• _Problem requirements_
Print the material below exactly as it stands, please, from its first line to the line holding "const soundRemoved = [6, 7, 21];", with no pictures.
::: Records for the exercise :::
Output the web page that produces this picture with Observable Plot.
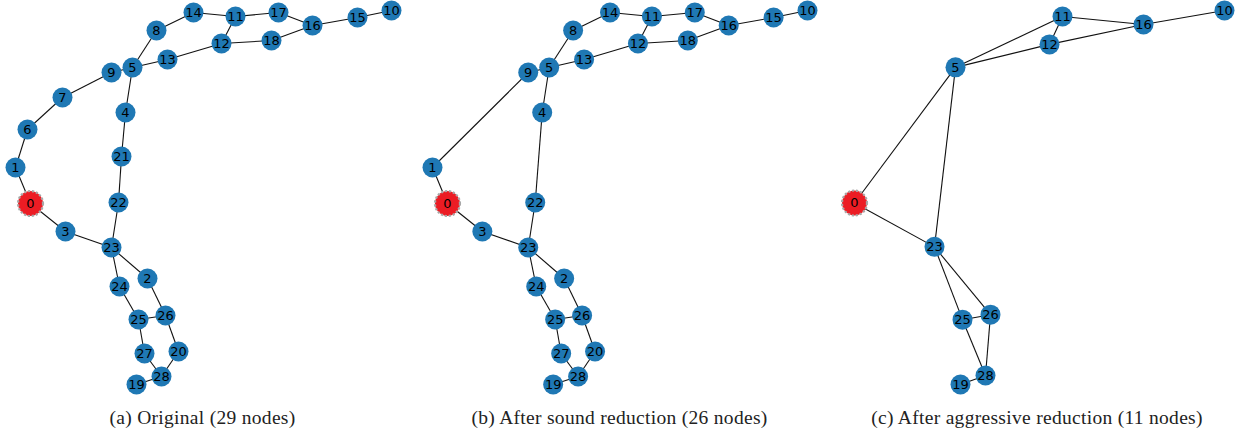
<!DOCTYPE html>
<html>
<head>
<meta charset="utf-8">
<script src="https://cdn.jsdelivr.net/npm/d3@7"></script>
<script src="https://cdn.jsdelivr.net/npm/@observablehq/plot@0.6"></script>
<style>
  body { margin: 0; background: #fff; }
  #row { display: flex; width: 1239px; }
  .panel { width: 413px; }
  .panel svg { display: block; }
  .caption {
    font-family: "Liberation Serif", "Times New Roman", serif;
    font-size: 19.5px;
    letter-spacing: 0.3px;
    line-height: 22px;
    text-align: center;
    color: #222;
    margin-top: 5px;
    white-space: nowrap;
  }
</style>
</head>
<body>
<div id="row"></div>
<script>
// Full graph layout (shared by the original and the sound-reduced graph)
const nodeIds = [0, 1, 2, 3, 4, 5, 6, 7, 8, 9, 10, 11, 12, 13, 14, 15, 16, 17, 18, 19, 20, 21, 22, 23, 24, 25, 26, 27, 28];
const layoutX = [30, 15, 147, 65, 125, 132, 27, 62, 156, 111, 391, 235, 221, 167, 193, 357, 312, 278, 271, 136, 178, 121, 118, 111, 119, 138, 165, 144, 161];
const layoutY = [203, 167, 278, 231, 112, 67, 129, 97, 30, 72, 10, 16, 43, 59, 12, 17, 25, 12, 40, 384, 351, 156, 202, 247, 286, 319, 315, 353, 376];

// Layout of the aggressively reduced graph
const reducedIds = [0, 5, 10, 11, 12, 16, 19, 23, 25, 26, 28];
const reducedX = [28, 129, 398, 236, 223, 317, 134, 108, 136, 164, 159];
const reducedY = [203, 67, 10, 16, 44, 24, 385, 247, 320, 315, 376];

// Nodes removed by the sound reduction
const soundRemoved = [6, 7, 21];

const originalEdges = [
  [0, 1], [1, 6], [6, 7], [7, 9], [9, 5], [5, 8], [8, 14], [14, 11], [11, 17], [17, 16],
  [16, 15], [15, 10], [11, 12], [12, 18], [18, 16], [5, 13], [13, 12], [5, 4], [4, 21],
  [21, 22], [22, 23], [0, 3], [3, 23], [23, 24], [23, 2], [24, 25], [2, 26], [25, 26],
  [26, 20], [25, 27], [27, 28], [20, 28], [28, 19]
];
const soundEdges = [
  [0, 1], [1, 9], [9, 5], [5, 8], [8, 14], [14, 11], [11, 17], [17, 16],
  [16, 15], [15, 10], [11, 12], [12, 18], [18, 16], [5, 13], [13, 12], [5, 4],
  [4, 22], [22, 23], [0, 3], [3, 23], [23, 24], [23, 2], [24, 25], [2, 26], [25, 26],
  [26, 20], [25, 27], [27, 28], [20, 28], [28, 19]
];
const aggressiveEdges = [
  [0, 5], [0, 23], [5, 23], [5, 11], [5, 12], [11, 12], [11, 16], [12, 16], [16, 10],
  [23, 25], [23, 26], [25, 26], [25, 28], [26, 28], [28, 19]
];

const captions = [
  "(a) Original (29 nodes)",
  "(b) After sound reduction (26 nodes)",
  "(c) After aggressive reduction (11 nodes)"
];
const sourceNode = 0;

function nodeTable(ids, xs, ys, keep = () => true) {
  return ids.map((id, i) => ({id, x: xs[i], y: ys[i]})).filter(d => keep(d.id));
}

const fullNodes = nodeTable(nodeIds, layoutX, layoutY);
const soundNodes = nodeTable(nodeIds, layoutX, layoutY, id => !soundRemoved.includes(id));
const aggressiveNodes = nodeTable(reducedIds, reducedX, reducedY);

const panels = [
  {nodes: fullNodes, edges: originalEdges, caption: captions[0], ml: 15, mr: 22, shift: -4},
  {nodes: soundNodes, edges: soundEdges, caption: captions[1], ml: 19, mr: 19, shift: 0},
  {nodes: aggressiveNodes, edges: aggressiveEdges, caption: captions[2], ml: 28, mr: 15, shift: 4.5}
];

const W = 413, H = 402, MT = 10, MB = 18;

for (const p of panels) {
  const pos = new Map(p.nodes.map(d => [d.id, d]));
  const links = p.edges.map(([a, b]) => ({x1: pos.get(a).x, y1: pos.get(a).y, x2: pos.get(b).x, y2: pos.get(b).y}));
  const others = p.nodes.filter(d => d.id !== sourceNode);
  const source = p.nodes.filter(d => d.id === sourceNode);

  const chart = Plot.plot({
    width: W,
    height: H,
    marginLeft: p.ml,
    marginRight: p.mr,
    marginTop: MT,
    marginBottom: MB,
    x: {domain: d3.extent(p.nodes, d => d.x), range: [p.ml, W - p.mr], axis: null},
    y: {domain: d3.extent(p.nodes, d => d.y), range: [MT, H - MB], axis: null},
    style: {background: "transparent", overflow: "visible"},
    marks: [
      Plot.link(links, {x1: "x1", y1: "y1", x2: "x2", y2: "y2", stroke: "#111", strokeWidth: 1.1}),
      Plot.dot(others, {x: "x", y: "y", r: 10, fill: "#1f78b4", stroke: "none"}),
      Plot.dot(source, {x: "x", y: "y", r: 12.5, fill: "#ec1c24", stroke: "#a8a8a8", strokeWidth: 2.2, strokeDasharray: "2.2,1.8"}),
      Plot.text(p.nodes, {x: "x", y: "y", text: d => String(d.id), fill: "#000", fontSize: 13, fontFamily: "DejaVu Sans"})
    ]
  });

  const panel = document.createElement("div");
  panel.className = "panel";
  panel.appendChild(chart);
  const cap = document.createElement("div");
  cap.className = "caption";
  cap.style.transform = `translateX(${p.shift}px)`;
  cap.textContent = p.caption;
  panel.appendChild(cap);
  document.getElementById("row").appendChild(panel);
}
</script>
</body>
</html>
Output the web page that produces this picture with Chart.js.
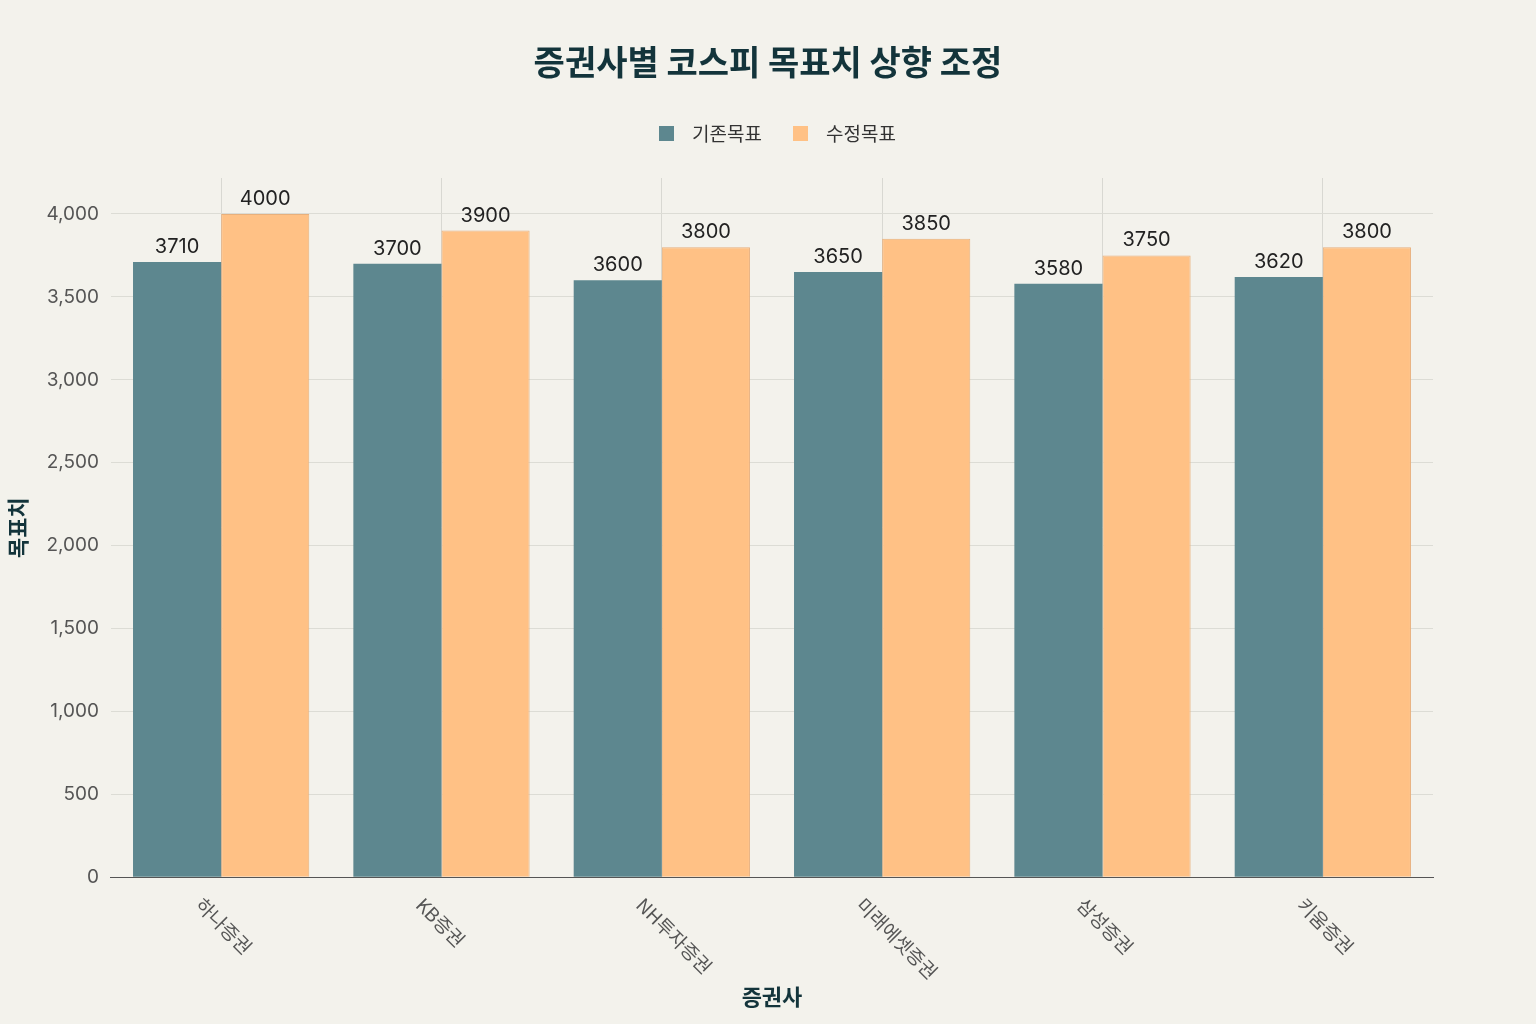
<!DOCTYPE html>
<html><head><meta charset="utf-8">
<script src="https://cdn.jsdelivr.net/npm/chart.js@4"></script>
<style>html,body{margin:0;background:#f3f2ec}#w{width:1536px;height:1024px}</style>
</head><body><div id="w"><canvas id="c" width="1536" height="1024"></canvas></div>
<script>
const categories=['하나증권','KB증권','NH투자증권','미래에셋증권','삼성증권','키움증권'];
const oldTarget=[3710,3700,3600,3650,3580,3620];
const newTarget=[4000,3900,3800,3850,3750,3800];
const seriesNames=['기존목표','수정목표'];
const colors=['#5d878f','#ffc185'];
const FONT='Inter, "Noto Sans CJK KR", sans-serif';
const KFONT='"Noto Sans CJK KR", sans-serif';
const labelPlugin={id:'lbl',afterDraw(ch){const ctx=ch.ctx;ctx.save();
ctx.font='bold 34px '+KFONT;ctx.fillStyle='#13343b';ctx.textAlign='center';ctx.textBaseline='middle';ctx.fillText('증권사별 코스피 목표치 상향 조정',768,62);
ctx.font='19px '+KFONT;ctx.textAlign='left';ctx.fillStyle='#333';
const lx=[659,793];seriesNames.forEach((n,i)=>{ctx.fillStyle=colors[i];ctx.fillRect(lx[i],126,15,15);ctx.fillStyle='#333';ctx.fillText(n,lx[i]+33,134);});
ctx.font='20px '+FONT;ctx.fillStyle='#222';ctx.textAlign='center';ctx.textBaseline='bottom';
ch.data.datasets.forEach((ds,i)=>{ch.getDatasetMeta(i).data.forEach((b,j)=>{ctx.fillText(ds.data[j],b.x,b.y-5);});});
const xs=ch.scales.x;ctx.fillStyle='#555';ctx.font='19px '+KFONT;ctx.textAlign='left';ctx.textBaseline='middle';
categories.forEach((c,j)=>{const x=xs.getPixelForTick(j);ctx.save();ctx.translate(x-22,xs.top+24);ctx.rotate(Math.PI/4);ctx.fillText(c,0,0);ctx.restore();});
ctx.restore();}};
new Chart(document.getElementById('c'),{type:'bar',
data:{labels:categories,datasets:[
{label:seriesNames[0],data:oldTarget,backgroundColor:colors[0],borderWidth:0},
{label:seriesNames[1],data:newTarget,backgroundColor:colors[1],borderColor:'#e8b07c',borderWidth:1}]},
options:{responsive:false,animation:false,devicePixelRatio:1,
layout:{padding:{left:0,right:103,top:178,bottom:10}},
plugins:{title:{display:false},legend:{display:false},tooltip:{enabled:false}},
datasets:{bar:{barPercentage:1,categoryPercentage:0.8}},
scales:{
x:{grid:{offset:false,color:'#d8d8d2',drawTicks:false},border:{color:'#555'},ticks:{color:'rgba(0,0,0,0)',font:{family:KFONT,size:19},maxRotation:45,minRotation:45,padding:8},
title:{display:true,text:'증권사',font:{family:KFONT,size:22,weight:'bold'},color:'#13343b',padding:{top:0}}},
y:{min:0,max:4217,grid:{color:'#dcdcd5',drawTicks:false},border:{display:false},
afterBuildTicks(s){s.ticks=[0,500,1000,1500,2000,2500,3000,3500,4000].map(v=>({value:v}));},
ticks:{stepSize:500,color:'#555',font:{family:FONT,size:19},padding:12},
title:{display:true,text:'목표치',font:{family:KFONT,size:22,weight:'bold'},color:'#13343b'}}}},
plugins:[labelPlugin]});
</script></body></html>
:::
• _Response below_
Output the web page that produces this picture with Observable Plot.
<!DOCTYPE html>
<html>
<head>
<meta charset="utf-8">
<script src="https://cdn.jsdelivr.net/npm/d3@7"></script>
<script src="https://cdn.jsdelivr.net/npm/@observablehq/plot@0.6"></script>
<style>
  body { margin: 0; background: #fff; }
  #row { display: flex; width: 1239px; }
  .panel { width: 413px; }
  .panel svg { display: block; }
  .caption {
    font-family: "Liberation Serif", "Times New Roman", serif;
    font-size: 19.5px;
    letter-spacing: 0.3px;
    line-height: 22px;
    text-align: center;
    color: #222;
    margin-top: 5px;
    white-space: nowrap;
  }
</style>
</head>
<body>
<div id="row"></div>
<script>
// Full graph layout (shared by the original and the sound-reduced graph)
const nodeIds = [0, 1, 2, 3, 4, 5, 6, 7, 8, 9, 10, 11, 12, 13, 14, 15, 16, 17, 18, 19, 20, 21, 22, 23, 24, 25, 26, 27, 28];
const layoutX = [30, 15, 147, 65, 125, 132, 27, 62, 156, 111, 391, 235, 221, 167, 193, 357, 312, 278, 271, 136, 178, 121, 118, 111, 119, 138, 165, 144, 161];
const layoutY = [203, 167, 278, 231, 112, 67, 129, 97, 30, 72, 10, 16, 43, 59, 12, 17, 25, 12, 40, 384, 351, 156, 202, 247, 286, 319, 315, 353, 376];

// Layout of the aggressively reduced graph
const reducedIds = [0, 5, 10, 11, 12, 16, 19, 23, 25, 26, 28];
const reducedX = [28, 129, 398, 236, 223, 317, 134, 108, 136, 164, 159];
const reducedY = [203, 67, 10, 16, 44, 24, 385, 247, 320, 315, 376];

// Nodes removed by the sound reduction
const soundRemoved = [6, 7, 21];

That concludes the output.